Five years ago she discussed the possibilities of oil being discovered in Western Australia with an oil-searching company.
As a result of talks with her, a directors' meeting was called, Miss Penrose said.
Unmoved, however, by the prospect of locating oil by a woman's "intuition," they elected to engage an American geologist instead.
There will always be sceptics.
There were sceptics when Columbus prepared to sail round the world, when torture was Galileo's reward for advanced scientific events following his discovery that time could be measured by a pendulum's swing.
Yet even sceptical friends of Miss Penrose know for a fact that, for the diviner herself, her work is no joke.
It requires an intense concentration that can be sustained for only half hour periods once or twice a day and frequently leaves her with racking and blinding headaches.

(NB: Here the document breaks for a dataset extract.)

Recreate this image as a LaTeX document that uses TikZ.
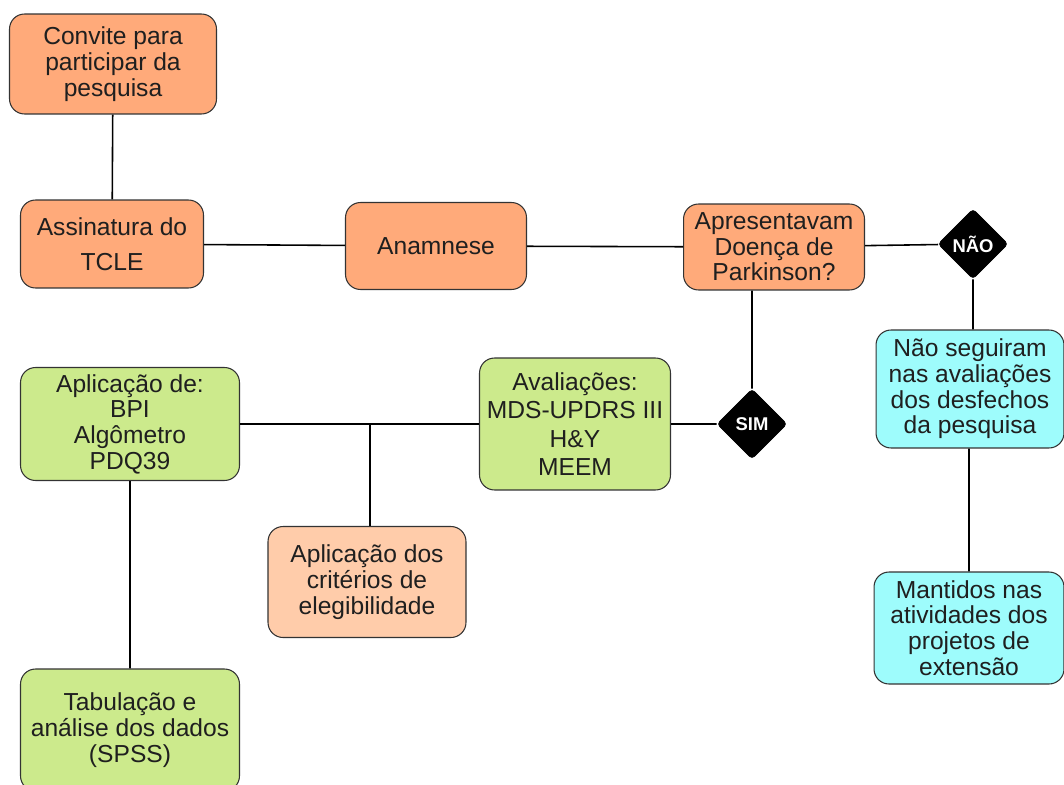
\documentclass[tikz,border=0pt]{standalone}
\usepackage{fontspec}
\setmainfont{Liberation Sans}
\usepackage{xcolor}
\usetikzlibrary{shapes.geometric}

\definecolor{boxorange}{HTML}{FFAA7A}
\definecolor{boxpeach}{HTML}{FFCCAA}
\definecolor{boxgreen}{HTML}{CCEA8C}
\definecolor{boxcyan}{HTML}{9EFCFC}
\definecolor{boxline}{HTML}{333333}

\begin{document}
\begin{tikzpicture}[
        x=0.02cm, y=-0.02cm,
        every node/.style={font=\fontsize{14}{14.6}\selectfont, text=black!88,
          align=center, inner sep=2pt},
        stage/.style={draw=boxline, line width=0.6pt, rounded corners=0.3cm},
        orangebox/.style={stage, fill=boxorange},
        peachbox/.style={stage, fill=boxpeach},
        greenbox/.style={stage, fill=boxgreen},
        cyanbox/.style={stage, fill=boxcyan},
        decision/.style={diamond, fill=black, draw=black, rounded corners=2pt,
          minimum width=1.4cm, minimum height=1.4cm, inner sep=0pt,
          text=white, font=\fontsize{10.5}{11}\selectfont\bfseries},
        link/.style={draw=black, line width=0.9pt},
      ]

      \useasboundingbox (0,0) rectangle (1064,784);

      % upper row
      \node[orangebox, minimum width=4.14cm, minimum height=2cm]
        (convite) at (113,64) {Convite para\\participar da\\pesquisa};
      \node[orangebox, minimum width=3.66cm, minimum height=1.76cm]
        (tcle) at (112,244) {Assinatura do\\[5pt]TCLE};
      \node[orangebox, minimum width=3.62cm, minimum height=1.74cm]
        (anamnese) at (436,246) {Anamnese};
      \node[orangebox, minimum width=3.62cm, minimum height=1.72cm]
        (doenca) at (774,247) {Apresentavam\\Doença de\\Parkinson?};
      \node[decision] (nao) at (973,244) {NÃO};

      % right column
      \node[cyanbox, minimum width=3.76cm, minimum height=2.36cm]
        (naoseg) at (970,389) {Não seguiram\\nas avaliações\\dos desfechos\\da pesquisa};
      \node[cyanbox, minimum width=3.8cm, minimum height=2.24cm]
        (mantidos) at (969,628) {Mantidos nas\\atividades dos\\projetos de\\extensão};

      % lower part
      \node[decision] (sim) at (752,424) {SIM};
      \node[greenbox, minimum width=3.82cm, minimum height=2.64cm]
        (avaliacoes) at (575,424) {Avaliações:\\[1.5pt]MDS-UPDRS III\\[1.5pt]H\&Y\\[1.5pt]MEEM};
      \node[greenbox, minimum width=4.38cm, minimum height=2.26cm]
        (aplicacao) at (130,424) {Aplicação de:\\BPI\\Algômetro\\PDQ39};
      \node[peachbox, minimum width=3.96cm, minimum height=2.22cm]
        (criterios) at (367,582) {Aplicação dos\\critérios de\\elegibilidade};
      \node[greenbox, minimum width=4.38cm, minimum height=2.44cm]
        (tabulacao) at (130,730) {Tabulação e\\análise dos dados\\(SPSS)};

      \coordinate (junc) at (370,424);

      \path[link]
      (convite) -- (tcle)
      (tcle) -- (anamnese)
      (anamnese) -- (doenca)
      (doenca) -- (nao)
      (nao) -- (nao |- naoseg.north)
      (naoseg.south -| mantidos) -- (mantidos)
      (doenca.south -| sim) -- (sim)
      (sim) -- (avaliacoes)
      (avaliacoes) -- (aplicacao)
      (junc) -- (junc |- criterios.north)
      (aplicacao.south -| tabulacao) -- (tabulacao);
    \end{tikzpicture}
\end{document}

Notwithstanding this, and the fact that she already has in hand more work than she can possibly complete if she lives to be as old as Methuselah, she is intensely interested in the search for oil in her own adopted land.
What does it matter, she asks, whether her powers are subconscious or clairvoyant, whether they are due to earth currents or electro-magnetic effects, so long as diviners (as claimed by Chambers) "frequently succeed where geological experts fail" ?
Although our great desert spaces of the north still would not blossom as the rose, a forest of oil-producing derricks would make everything in the garden lovely for Australia's Mr. and Mrs. John Citizen.
Taking this view of it, it does seem a pity that, in the middle of our own home-town oil rush, the Master Diviner's talents are being exploited by oil men on the other side of the world.